▸ **TO DO**:
Give the listing again character for character, but drop the images.

▸ **DATA BLOCK**:
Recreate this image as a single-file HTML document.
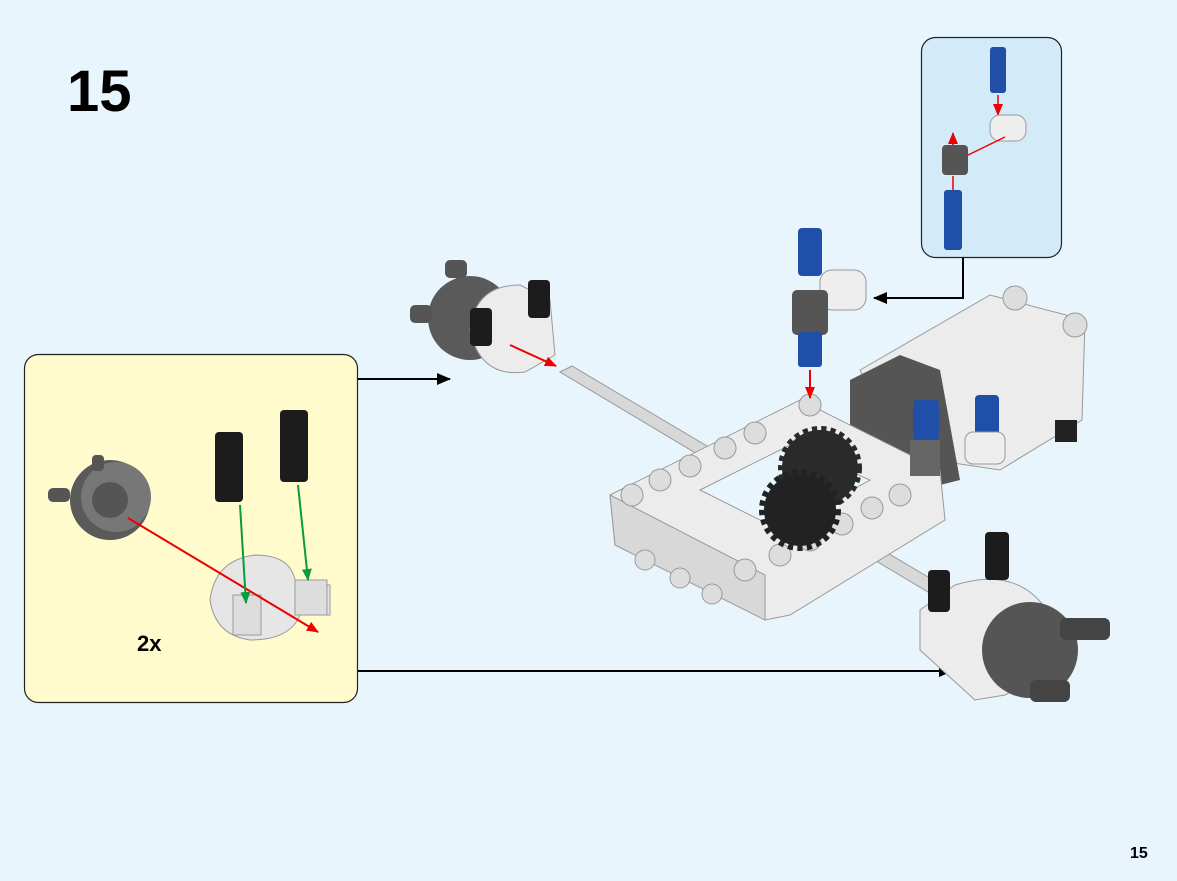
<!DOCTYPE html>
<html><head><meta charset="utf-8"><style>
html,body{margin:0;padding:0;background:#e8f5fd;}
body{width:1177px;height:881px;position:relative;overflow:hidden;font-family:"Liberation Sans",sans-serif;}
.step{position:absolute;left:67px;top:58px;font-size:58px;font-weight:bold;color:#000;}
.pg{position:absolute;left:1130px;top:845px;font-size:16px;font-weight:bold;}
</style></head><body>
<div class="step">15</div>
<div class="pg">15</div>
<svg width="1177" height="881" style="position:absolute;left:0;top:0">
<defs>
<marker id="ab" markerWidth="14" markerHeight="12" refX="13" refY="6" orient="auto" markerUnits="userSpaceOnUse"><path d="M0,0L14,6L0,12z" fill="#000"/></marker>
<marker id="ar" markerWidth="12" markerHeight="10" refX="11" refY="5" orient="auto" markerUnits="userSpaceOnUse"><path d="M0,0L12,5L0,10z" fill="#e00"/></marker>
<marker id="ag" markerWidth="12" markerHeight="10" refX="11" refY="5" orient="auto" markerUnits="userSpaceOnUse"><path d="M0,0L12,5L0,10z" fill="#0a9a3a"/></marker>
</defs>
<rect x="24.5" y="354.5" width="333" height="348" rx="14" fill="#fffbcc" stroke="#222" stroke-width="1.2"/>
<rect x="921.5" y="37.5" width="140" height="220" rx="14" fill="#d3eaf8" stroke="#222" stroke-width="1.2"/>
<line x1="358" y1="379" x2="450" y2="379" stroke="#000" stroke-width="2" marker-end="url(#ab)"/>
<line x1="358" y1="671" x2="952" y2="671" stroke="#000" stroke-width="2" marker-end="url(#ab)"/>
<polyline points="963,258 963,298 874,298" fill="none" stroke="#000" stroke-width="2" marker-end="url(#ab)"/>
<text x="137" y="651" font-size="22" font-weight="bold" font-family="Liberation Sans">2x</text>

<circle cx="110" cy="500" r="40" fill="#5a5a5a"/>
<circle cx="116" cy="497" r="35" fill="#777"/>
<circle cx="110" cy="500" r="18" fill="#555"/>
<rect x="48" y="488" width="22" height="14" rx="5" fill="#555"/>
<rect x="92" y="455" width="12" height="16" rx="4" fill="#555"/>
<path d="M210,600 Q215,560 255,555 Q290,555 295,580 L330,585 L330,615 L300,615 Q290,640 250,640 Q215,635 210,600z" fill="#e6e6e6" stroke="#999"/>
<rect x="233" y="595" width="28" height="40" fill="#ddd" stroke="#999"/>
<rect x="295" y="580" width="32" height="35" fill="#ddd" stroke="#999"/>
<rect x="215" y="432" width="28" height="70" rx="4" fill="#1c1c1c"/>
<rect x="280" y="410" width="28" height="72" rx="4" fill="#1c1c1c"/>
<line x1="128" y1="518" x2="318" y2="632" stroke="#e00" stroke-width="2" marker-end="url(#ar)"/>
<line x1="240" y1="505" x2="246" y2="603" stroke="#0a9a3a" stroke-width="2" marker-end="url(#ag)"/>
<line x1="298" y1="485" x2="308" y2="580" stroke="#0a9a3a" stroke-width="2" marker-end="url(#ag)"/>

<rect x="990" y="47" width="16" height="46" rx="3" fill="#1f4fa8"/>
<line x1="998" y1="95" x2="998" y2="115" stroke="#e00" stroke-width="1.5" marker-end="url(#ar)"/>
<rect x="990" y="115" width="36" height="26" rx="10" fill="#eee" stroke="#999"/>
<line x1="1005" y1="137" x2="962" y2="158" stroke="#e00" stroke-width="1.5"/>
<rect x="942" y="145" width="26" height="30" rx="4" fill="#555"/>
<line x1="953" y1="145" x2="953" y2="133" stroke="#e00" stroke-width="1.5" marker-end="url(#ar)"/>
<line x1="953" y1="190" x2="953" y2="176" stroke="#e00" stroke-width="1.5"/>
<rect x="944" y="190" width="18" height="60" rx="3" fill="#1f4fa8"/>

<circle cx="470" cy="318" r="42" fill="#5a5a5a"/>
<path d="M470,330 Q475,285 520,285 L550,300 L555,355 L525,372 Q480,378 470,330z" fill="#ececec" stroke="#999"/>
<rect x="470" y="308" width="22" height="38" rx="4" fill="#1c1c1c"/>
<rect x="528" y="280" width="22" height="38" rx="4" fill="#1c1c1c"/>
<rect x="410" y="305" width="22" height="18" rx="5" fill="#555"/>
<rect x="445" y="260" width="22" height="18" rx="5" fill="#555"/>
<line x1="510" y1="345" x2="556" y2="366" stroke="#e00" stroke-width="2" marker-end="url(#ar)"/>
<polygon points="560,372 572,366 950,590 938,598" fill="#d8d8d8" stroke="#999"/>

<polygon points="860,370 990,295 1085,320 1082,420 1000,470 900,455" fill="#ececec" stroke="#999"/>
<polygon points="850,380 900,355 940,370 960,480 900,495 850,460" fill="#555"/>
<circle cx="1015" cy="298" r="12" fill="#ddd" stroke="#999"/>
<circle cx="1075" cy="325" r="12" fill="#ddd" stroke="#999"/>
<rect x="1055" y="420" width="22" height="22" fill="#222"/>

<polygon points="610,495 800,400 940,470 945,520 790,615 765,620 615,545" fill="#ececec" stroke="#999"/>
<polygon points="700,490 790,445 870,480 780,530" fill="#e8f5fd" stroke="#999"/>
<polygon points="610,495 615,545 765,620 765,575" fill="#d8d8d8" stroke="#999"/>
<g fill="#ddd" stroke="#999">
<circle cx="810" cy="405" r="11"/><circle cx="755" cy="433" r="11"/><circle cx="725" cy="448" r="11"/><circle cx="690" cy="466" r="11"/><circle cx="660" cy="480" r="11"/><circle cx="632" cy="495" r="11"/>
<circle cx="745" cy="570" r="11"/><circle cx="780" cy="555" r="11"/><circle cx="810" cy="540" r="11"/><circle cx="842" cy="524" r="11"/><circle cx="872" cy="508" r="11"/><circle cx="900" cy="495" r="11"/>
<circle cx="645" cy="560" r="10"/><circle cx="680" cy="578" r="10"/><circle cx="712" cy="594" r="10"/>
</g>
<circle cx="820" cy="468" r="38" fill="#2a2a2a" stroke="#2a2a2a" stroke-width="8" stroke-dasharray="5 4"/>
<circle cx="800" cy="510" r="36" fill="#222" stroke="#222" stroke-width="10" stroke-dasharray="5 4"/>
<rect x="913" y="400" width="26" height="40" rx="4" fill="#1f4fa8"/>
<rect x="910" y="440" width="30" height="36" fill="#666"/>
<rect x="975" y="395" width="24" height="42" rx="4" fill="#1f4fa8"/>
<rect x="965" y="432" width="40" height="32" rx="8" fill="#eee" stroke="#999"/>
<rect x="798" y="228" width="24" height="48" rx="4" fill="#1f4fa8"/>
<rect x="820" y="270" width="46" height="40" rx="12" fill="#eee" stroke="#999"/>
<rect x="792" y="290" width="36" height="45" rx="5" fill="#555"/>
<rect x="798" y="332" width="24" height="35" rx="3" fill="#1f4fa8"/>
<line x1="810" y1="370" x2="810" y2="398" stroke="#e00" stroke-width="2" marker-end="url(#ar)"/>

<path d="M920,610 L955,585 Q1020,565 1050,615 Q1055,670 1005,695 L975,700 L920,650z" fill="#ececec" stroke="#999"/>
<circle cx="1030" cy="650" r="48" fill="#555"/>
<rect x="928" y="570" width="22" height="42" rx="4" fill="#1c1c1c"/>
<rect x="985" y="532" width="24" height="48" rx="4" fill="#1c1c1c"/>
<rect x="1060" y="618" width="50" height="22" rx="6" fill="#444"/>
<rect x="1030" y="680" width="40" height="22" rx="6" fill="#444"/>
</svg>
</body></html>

▸ **REPLY TO THE TASK**:
Recreate this image as a single-file HTML document.
<!DOCTYPE html>
<html><head><meta charset="utf-8"><style>
html,body{margin:0;padding:0;background:#e8f5fd;}
body{width:1177px;height:881px;position:relative;overflow:hidden;font-family:"Liberation Sans",sans-serif;}
.step{position:absolute;left:67px;top:58px;font-size:58px;font-weight:bold;color:#000;}
.pg{position:absolute;left:1130px;top:845px;font-size:16px;font-weight:bold;}
</style></head><body>
<div class="step">15</div>
<div class="pg">15</div>
<svg width="1177" height="881" style="position:absolute;left:0;top:0">
<defs>
<marker id="ab" markerWidth="14" markerHeight="12" refX="13" refY="6" orient="auto" markerUnits="userSpaceOnUse"><path d="M0,0L14,6L0,12z" fill="#000"/></marker>
<marker id="ar" markerWidth="12" markerHeight="10" refX="11" refY="5" orient="auto" markerUnits="userSpaceOnUse"><path d="M0,0L12,5L0,10z" fill="#e00"/></marker>
<marker id="ag" markerWidth="12" markerHeight="10" refX="11" refY="5" orient="auto" markerUnits="userSpaceOnUse"><path d="M0,0L12,5L0,10z" fill="#0a9a3a"/></marker>
</defs>
<rect x="24.5" y="354.5" width="333" height="348" rx="14" fill="#fffbcc" stroke="#222" stroke-width="1.2"/>
<rect x="921.5" y="37.5" width="140" height="220" rx="14" fill="#d3eaf8" stroke="#222" stroke-width="1.2"/>
<line x1="358" y1="379" x2="450" y2="379" stroke="#000" stroke-width="2" marker-end="url(#ab)"/>
<line x1="358" y1="671" x2="952" y2="671" stroke="#000" stroke-width="2" marker-end="url(#ab)"/>
<polyline points="963,258 963,298 874,298" fill="none" stroke="#000" stroke-width="2" marker-end="url(#ab)"/>
<text x="137" y="651" font-size="22" font-weight="bold" font-family="Liberation Sans">2x</text>

<circle cx="110" cy="500" r="40" fill="#5a5a5a"/>
<circle cx="116" cy="497" r="35" fill="#777"/>
<circle cx="110" cy="500" r="18" fill="#555"/>
<rect x="48" y="488" width="22" height="14" rx="5" fill="#555"/>
<rect x="92" y="455" width="12" height="16" rx="4" fill="#555"/>
<path d="M210,600 Q215,560 255,555 Q290,555 295,580 L330,585 L330,615 L300,615 Q290,640 250,640 Q215,635 210,600z" fill="#e6e6e6" stroke="#999"/>
<rect x="233" y="595" width="28" height="40" fill="#ddd" stroke="#999"/>
<rect x="295" y="580" width="32" height="35" fill="#ddd" stroke="#999"/>
<rect x="215" y="432" width="28" height="70" rx="4" fill="#1c1c1c"/>
<rect x="280" y="410" width="28" height="72" rx="4" fill="#1c1c1c"/>
<line x1="128" y1="518" x2="318" y2="632" stroke="#e00" stroke-width="2" marker-end="url(#ar)"/>
<line x1="240" y1="505" x2="246" y2="603" stroke="#0a9a3a" stroke-width="2" marker-end="url(#ag)"/>
<line x1="298" y1="485" x2="308" y2="580" stroke="#0a9a3a" stroke-width="2" marker-end="url(#ag)"/>

<rect x="990" y="47" width="16" height="46" rx="3" fill="#1f4fa8"/>
<line x1="998" y1="95" x2="998" y2="115" stroke="#e00" stroke-width="1.5" marker-end="url(#ar)"/>
<rect x="990" y="115" width="36" height="26" rx="10" fill="#eee" stroke="#999"/>
<line x1="1005" y1="137" x2="962" y2="158" stroke="#e00" stroke-width="1.5"/>
<rect x="942" y="145" width="26" height="30" rx="4" fill="#555"/>
<line x1="953" y1="145" x2="953" y2="133" stroke="#e00" stroke-width="1.5" marker-end="url(#ar)"/>
<line x1="953" y1="190" x2="953" y2="176" stroke="#e00" stroke-width="1.5"/>
<rect x="944" y="190" width="18" height="60" rx="3" fill="#1f4fa8"/>

<circle cx="470" cy="318" r="42" fill="#5a5a5a"/>
<path d="M470,330 Q475,285 520,285 L550,300 L555,355 L525,372 Q480,378 470,330z" fill="#ececec" stroke="#999"/>
<rect x="470" y="308" width="22" height="38" rx="4" fill="#1c1c1c"/>
<rect x="528" y="280" width="22" height="38" rx="4" fill="#1c1c1c"/>
<rect x="410" y="305" width="22" height="18" rx="5" fill="#555"/>
<rect x="445" y="260" width="22" height="18" rx="5" fill="#555"/>
<line x1="510" y1="345" x2="556" y2="366" stroke="#e00" stroke-width="2" marker-end="url(#ar)"/>
<polygon points="560,372 572,366 950,590 938,598" fill="#d8d8d8" stroke="#999"/>

<polygon points="860,370 990,295 1085,320 1082,420 1000,470 900,455" fill="#ececec" stroke="#999"/>
<polygon points="850,380 900,355 940,370 960,480 900,495 850,460" fill="#555"/>
<circle cx="1015" cy="298" r="12" fill="#ddd" stroke="#999"/>
<circle cx="1075" cy="325" r="12" fill="#ddd" stroke="#999"/>
<rect x="1055" y="420" width="22" height="22" fill="#222"/>

<polygon points="610,495 800,400 940,470 945,520 790,615 765,620 615,545" fill="#ececec" stroke="#999"/>
<polygon points="700,490 790,445 870,480 780,530" fill="#e8f5fd" stroke="#999"/>
<polygon points="610,495 615,545 765,620 765,575" fill="#d8d8d8" stroke="#999"/>
<g fill="#ddd" stroke="#999">
<circle cx="810" cy="405" r="11"/><circle cx="755" cy="433" r="11"/><circle cx="725" cy="448" r="11"/><circle cx="690" cy="466" r="11"/><circle cx="660" cy="480" r="11"/><circle cx="632" cy="495" r="11"/>
<circle cx="745" cy="570" r="11"/><circle cx="780" cy="555" r="11"/><circle cx="810" cy="540" r="11"/><circle cx="842" cy="524" r="11"/><circle cx="872" cy="508" r="11"/><circle cx="900" cy="495" r="11"/>
<circle cx="645" cy="560" r="10"/><circle cx="680" cy="578" r="10"/><circle cx="712" cy="594" r="10"/>
</g>
<circle cx="820" cy="468" r="38" fill="#2a2a2a" stroke="#2a2a2a" stroke-width="8" stroke-dasharray="5 4"/>
<circle cx="800" cy="510" r="36" fill="#222" stroke="#222" stroke-width="10" stroke-dasharray="5 4"/>
<rect x="913" y="400" width="26" height="40" rx="4" fill="#1f4fa8"/>
<rect x="910" y="440" width="30" height="36" fill="#666"/>
<rect x="975" y="395" width="24" height="42" rx="4" fill="#1f4fa8"/>
<rect x="965" y="432" width="40" height="32" rx="8" fill="#eee" stroke="#999"/>
<rect x="798" y="228" width="24" height="48" rx="4" fill="#1f4fa8"/>
<rect x="820" y="270" width="46" height="40" rx="12" fill="#eee" stroke="#999"/>
<rect x="792" y="290" width="36" height="45" rx="5" fill="#555"/>
<rect x="798" y="332" width="24" height="35" rx="3" fill="#1f4fa8"/>
<line x1="810" y1="370" x2="810" y2="398" stroke="#e00" stroke-width="2" marker-end="url(#ar)"/>

<path d="M920,610 L955,585 Q1020,565 1050,615 Q1055,670 1005,695 L975,700 L920,650z" fill="#ececec" stroke="#999"/>
<circle cx="1030" cy="650" r="48" fill="#555"/>
<rect x="928" y="570" width="22" height="42" rx="4" fill="#1c1c1c"/>
<rect x="985" y="532" width="24" height="48" rx="4" fill="#1c1c1c"/>
<rect x="1060" y="618" width="50" height="22" rx="6" fill="#444"/>
<rect x="1030" y="680" width="40" height="22" rx="6" fill="#444"/>
</svg>
</body></html>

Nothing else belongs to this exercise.